In a speech at the Center for Security Policy on Wednesday, former Vice President Dick Cheney offered this stinging retort:

In the fall of 2008, fully aware of the need to meet new challenges being posed by the Taliban, we dug into every aspect of Afghanistan policy, assembling a team that repeatedly went into the country, reviewing options and recommendations, and briefing President-elect Obama’s team. They asked us not to announce our findings publicly, and we agreed, giving them the benefit of our work and the benefit of the doubt. The new strategy they embraced in March, with a focus on counterinsurgency and an increase in the numbers of troops, bears a striking resemblance to the strategy we passed to them. They made a decision—a good one, I think—and sent a commander into the field to implement it.Now they seem to be pulling back and blaming others for their failure to implement the strategy they embraced.

Pull back and blame others.
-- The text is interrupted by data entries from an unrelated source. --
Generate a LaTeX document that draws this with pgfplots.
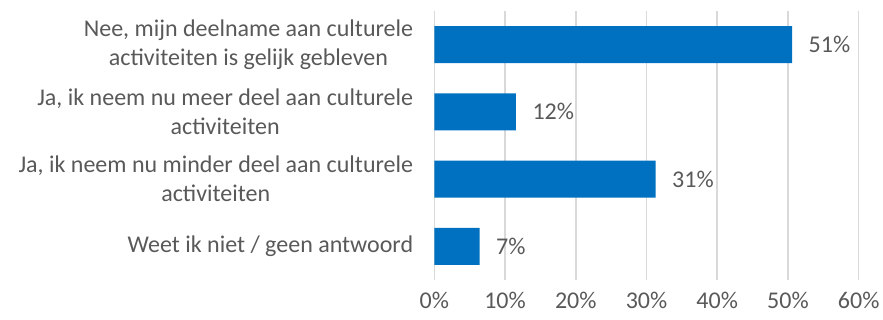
\documentclass[border=0pt]{standalone}
\usepackage{pgfplots}
\pgfplotsset{compat=1.18}
\usepackage{fontspec}
\setmainfont{Carlito}
\definecolor{barblue}{HTML}{0070C0}
\definecolor{txtgray}{HTML}{595959}
\definecolor{gridgray}{HTML}{D9D9D9}
\begin{document}
\begin{tikzpicture}
\useasboundingbox (-434.3pt,-39pt) rectangle (448.7pt,280pt);
\begin{axis}[
  at={(0,0)}, anchor=south west,
  scale only axis, width=424.4pt, height=269pt,
  xbar, bar width=37pt,
  xmin=0, xmax=60, ymin=-0.5, ymax=3.5,
  xtick={0,10,...,60},
  xticklabel={\pgfmathprintnumber{\tick}\%},
  ytick={0,1,2,3},
  yticklabels={{Weet ik niet / geen antwoord},{Ja, ik neem nu minder deel aan culturele\\activiteiten},{Ja, ik neem nu meer deel aan culturele\\activiteiten},{Nee, mijn deelname aan culturele\\activiteiten is gelijk gebleven}},
  /pgf/number format/assume math mode=true,
  font=\fontsize{24}{29}\selectfont,
  yticklabel style={align=center, inner sep=0pt, xshift=-21pt, text=txtgray, font=\fontsize{24}{29}\selectfont},
  xticklabel style={text=txtgray, inner sep=0pt, yshift=-12pt, font=\fontsize{24}{29}\selectfont},
  major tick length=0pt,
  xmajorgrids, grid style={gridgray, line width=1.5pt},
  axis line style={draw=none},
  axis x line*=bottom, axis y line*=left,
  y axis line style={draw=gridgray, line width=1.5pt},
  nodes near coords={\pgfplotspointmeta\%},
  point meta=explicit symbolic,
  nodes near coords style={text=txtgray, anchor=west, xshift=13pt, font=\fontsize{24}{29}\selectfont},
  clip=false,
]
\addplot[fill=barblue, draw=none] table[meta=lab] {
x y lab
6.4 0 7
31.3 1 31
11.55 2 12
50.6 3 51
};
\end{axis}
\end{tikzpicture}
\end{document}
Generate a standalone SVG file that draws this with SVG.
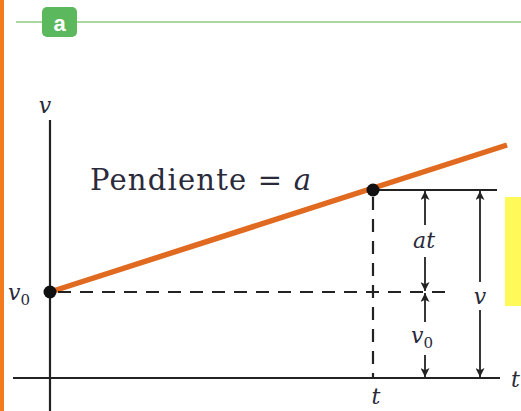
<svg xmlns="http://www.w3.org/2000/svg" width="521" height="411" viewBox="0 0 521 411">
<defs>
<marker id="ah" viewBox="0 0 10 10" refX="10" refY="5" markerWidth="9" markerHeight="9" markerUnits="userSpaceOnUse" orient="auto">
<path d="M0,0 L10,5 L0,10 L2.5,5 Z" fill="#222"/>
</marker>
</defs>
<style>
.ax{stroke:#222;stroke-width:2.2;fill:none}
.dash{stroke:#222;stroke-width:2.2;stroke-dasharray:13,9;fill:none}
.dim{stroke:#222;stroke-width:1.8;fill:none;marker-end:url(#ah)}
.lbl{font-family:"DejaVu Serif","Liberation Serif",serif;font-style:italic;fill:#2a2a3a}
</style>
<rect width="521" height="411" fill="#fff"/>
<rect x="0" y="0" width="4" height="411" fill="#f47a20"/>
<line x1="16" y1="22" x2="521" y2="22" stroke="#a9d9a0" stroke-width="2"/>
<g id="badge">
<rect x="42" y="7" width="35" height="30" rx="5" fill="#5cb85c"/>
<text x="59.5" y="31" text-anchor="middle" font-family="Liberation Sans,sans-serif" font-weight="bold" font-size="22" fill="#fff">a</text>
</g>
<rect x="505" y="197" width="16" height="109" fill="#fff95a"/>
<g id="axes">
<line class="ax" x1="50" y1="120" x2="50" y2="411"/>
<line class="ax" x1="13" y1="378" x2="500" y2="378"/>
<text class="lbl" x="45" y="113" font-size="22" text-anchor="middle">v</text>
<text class="lbl" x="511" y="387" font-size="22">t</text>
<text class="lbl" x="376" y="404" font-size="22" text-anchor="middle">t</text>
</g>
<g id="connectors">
<line x1="50" y1="292" x2="507" y2="145" stroke="#e06a1f" stroke-width="5.5"/>
<line class="dash" x1="58" y1="292" x2="445" y2="292"/>
<line class="dash" x1="373" y1="197" x2="373" y2="378"/>
<line class="ax" x1="373" y1="190" x2="497" y2="190"/>
<line class="dim" x1="425" y1="225" x2="425" y2="191"/>
<line class="dim" x1="425" y1="257" x2="425" y2="291"/>
<line class="dim" x1="425" y1="322" x2="425" y2="293"/>
<line class="dim" x1="425" y1="355" x2="425" y2="377"/>
<line class="dim" x1="480" y1="282" x2="480" y2="191"/>
<line class="dim" x1="480" y1="310" x2="480" y2="377"/>
</g>
<g id="points">
<circle cx="50" cy="292" r="6.5" fill="#111"/>
<circle cx="373" cy="190" r="6.5" fill="#111"/>
</g>
<g id="labels">
<text x="90" y="190" font-family="'DejaVu Serif','Liberation Serif',serif" font-size="29" letter-spacing="1.2" fill="#2a2a3a">Pendiente = <tspan font-style="italic" letter-spacing="0">a</tspan></text>
<text class="lbl" x="8" y="300" font-size="22">v<tspan font-size="15" dy="5" font-style="normal">0</tspan></text>
<text class="lbl" x="424" y="248" font-size="22" text-anchor="middle">at</text>
<text class="lbl" x="422" y="343" font-size="22" text-anchor="middle">v<tspan font-size="15" dy="5" font-style="normal">0</tspan></text>
<text class="lbl" x="480" y="304" font-size="22" text-anchor="middle">v</text>
</g>
</svg>
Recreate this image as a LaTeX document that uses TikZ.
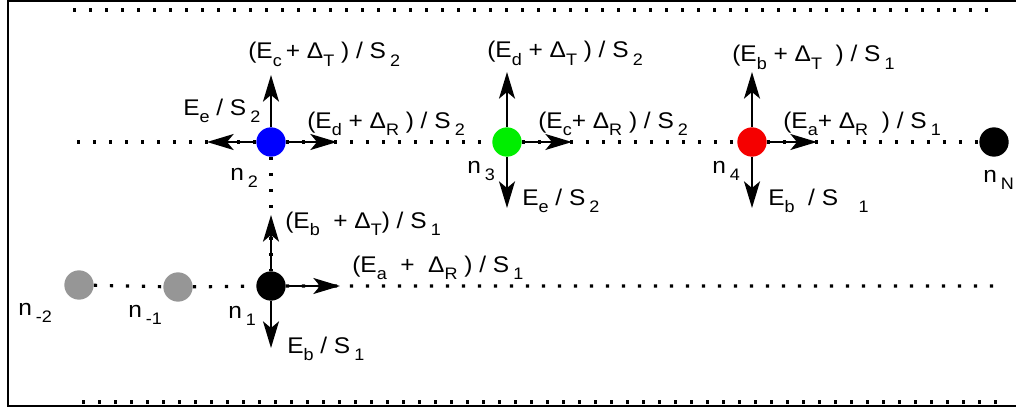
\documentclass[tikz,border=0pt]{standalone}
\usepackage{fontspec}
\setmainfont{Liberation Sans}
\usepackage{graphicx}
\usetikzlibrary{arrows.meta}
\newcommand{\lo}[1]{\raisebox{-5.5pt}{\fontsize{12.5pt}{13pt}\selectfont #1}}
\newcommand{\lab}[1]{\scalebox{1.08}[1]{#1}}
\definecolor{nblue}{RGB}{0,0,255}
\definecolor{ngreen}{RGB}{0,238,0}
\definecolor{nred}{RGB}{245,0,0}
\definecolor{ngray}{RGB}{150,150,150}
\begin{document}
\begin{tikzpicture}[x=0.75pt,y=-0.75pt,
  dots/.style={line width=2.4pt, dash pattern=on 2.4pt off 9.6pt},
  dotnode/.style={circle, inner sep=0pt, minimum size=22pt, draw=none},
  lbl/.style={anchor=base west, inner sep=0pt, font=\fontsize{17pt}{20pt}\selectfont},
  arr/.style={-{Stealth[length=20pt,width=12pt,inset=5pt]}, line width=1.3pt},
  frame/.style={line width=1.75pt}]
\useasboundingbox (0,0) rectangle (1016,410);
% frame
\draw[frame] (1016,1) -- (8,1) -- (8,406) -- (1016,406);
% nodes
\node[dotnode, fill=nblue]  (n2) at (271,142) {};
\node[dotnode, fill=ngreen] (n3) at (507,142) {};
\node[dotnode, fill=nred]   (n4) at (752,142) {};
\node[dotnode, fill=black]  (nN) at (994,142) {};
\node[dotnode, fill=black]  (n1) at (271,286) {};
\node[dotnode, fill=ngray]  (nm1) at (178,287) {};
\node[dotnode, fill=ngray]  (nm2) at (79,285) {};
% coordinates
\coordinate (t1) at (73,10);
\coordinate (t2) at (990,10);
\coordinate (b1) at (82,402);
\coordinate (b2) at (998,402);
\coordinate (m0) at (77,142);
\coordinate (l9) at (998,286);
% dotted lines
\draw[dots] (t1) -- (t2);
\draw[dots] (b1) -- (b2);
\draw[dots] (m0) -- (n2) -- (n3) -- (n4) -- (nN);
\draw[dots] (n2) -- (n1);
\draw[dots] (nm2) -- (nm1) -- (n1) -- (l9);
% arrow tips
\coordinate (a2u) at (271,75);
\coordinate (a2l) at (207,142);
\coordinate (a2r) at (337,142);
\coordinate (a3u) at (507,72);
\coordinate (a3r) at (572,142);
\coordinate (a3d) at (507,208);
\coordinate (a4u) at (752,72);
\coordinate (a4r) at (817,142);
\coordinate (a4d) at (752,208);
\coordinate (a1u) at (271,215);
\coordinate (a1r) at (340,286);
\coordinate (a1d) at (271,348);
% arrows
\draw[arr] (n2.north) -- (a2u);
\draw[arr] (n2.west) -- (a2l);
\draw[arr] (n2.east) -- (a2r);
\draw[arr] ([xshift=2.5pt]n3.east) -- (a3r);
\draw[arr] (n3.north) -- (a3u);
\draw[arr] (n3.south) -- (a3d);
\draw[arr] (n4.north) -- (a4u);
\draw[arr] ([xshift=2.5pt]n4.east) -- (a4r);
\draw[arr] (n4.south) -- (a4d);
\draw[arr] (n1.north) -- (a1u);
\draw[arr] (n1.east) -- (a1r);
\draw[arr] (n1.south) -- (a1d);
% labels
\node[lbl] (tA) at (248,59)  {\lab{(E\lo{c}\,+ Δ\lo{T} ) / S\,\lo{2}}};
\node[lbl] (tB) at (183,115) {\lab{E\lo{e} / S\,\lo{2}}};
\node[lbl] (tC) at (307,128) {\lab{(E\lo{d} + Δ\lo{R} ) / S\,\lo{2}}};
\node[lbl] (tD) at (487,58)  {\lab{(E\lo{d} + Δ\lo{T} ) / S\,\lo{2}}};
\node[lbl] (tE) at (538,128) {\lab{(E\lo{c}+ Δ\lo{R} ) / S\,\lo{2}}};
\node[lbl] (tG) at (522,205) {\lab{E\lo{e} / S\,\lo{2}}};
\node[lbl] (tH) at (732,62)  {\lab{(E\lo{b} + Δ\lo{T} \ ) / S\,\lo{1}}};
\node[lbl] (tI) at (783,128) {\lab{(E\lo{a}+ Δ\lo{R} \ ) / S\,\lo{1}}};
\node[lbl] (tK) at (768,205) {\lab{E\lo{b} \ / S \ \ \lo{1}}};
\node[lbl] (tN) at (285,228) {\lab{(E\lo{b} \ + Δ\lo{T}) / S\,\lo{1}}};
\node[lbl] (tO) at (352,272) {\lab{(E\lo{a} \ + \ Δ\lo{R}\ ) / S\,\lo{1}}};
\node[lbl] (tQ) at (287,353) {\lab{E\lo{b} / S\,\lo{1}}};
\node[lbl] (l2) at (230,180) {\lab{n\,\lo{2}}};
\node[lbl] (l3) at (467,173) {\lab{n\,\lo{3}}};
\node[lbl] (l4) at (712,173) {\lab{n\,\lo{4}}};
\node[lbl] (lN) at (983,182) {\lab{n\,\lo{N}}};
\node[lbl] (l1) at (228,318) {\lab{n\,\lo{1}}};
\node[lbl] (lm1) at (128,317) {\lab{n\,\lo{-1}}};
\node[lbl] (lm2) at (18,315) {\lab{n\,\lo{-2}}};
\end{tikzpicture}
\end{document}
These are choices that have “set us on a course for decline,” Charles Krauthammer argued in his essay. But decline is a choice, he wrote. “We can reverse the slide.”

On that point, he misses the mark. Because while America’s recent choices have certainly accelerated its decline, the U.S. has been on this course for some time now because God is against us. “Behold, I, even I, am against thee,” God wrote through His prophet Ezekiel, “and will execute judgments in the midst of thee in the sight of the nations” (Ezekiel 5:8).

Many cannot conceive of a God who actually sends curses. But look at what He says. Deuteronomy 28 and Leviticus 26 outline the blessings that the modern-day nations descending from ancient Israel would receive, and the curses that God would send if they rebelled against Him (write for The United States and Britain in Prophecy to understand these prophecies).

“[A]ll these curses shall come upon thee, and overtake thee,” God says in Deuteronomy 28:15, going on to outline all manner of economic, weather, military and social curses. “I also will do this unto you,” God says in Leviticus 26:16-19, “I will even appoint over you terror …. And I will set my face against you, and ye shall be slain before your enemies: they that hate you shall reign over you; and ye shall flee when none pursueth you. … And I will break the pride of your power ….”

That the most affluent and militarily-strong nation on Earth today can be on the back foot in so many arenas, and declining so rapidly, is evidence of these curses from God.

America’s decline is a choice—but also a curse. And these curses are prophesied to intensify, all for one end: to bring about the repentance of our peoples.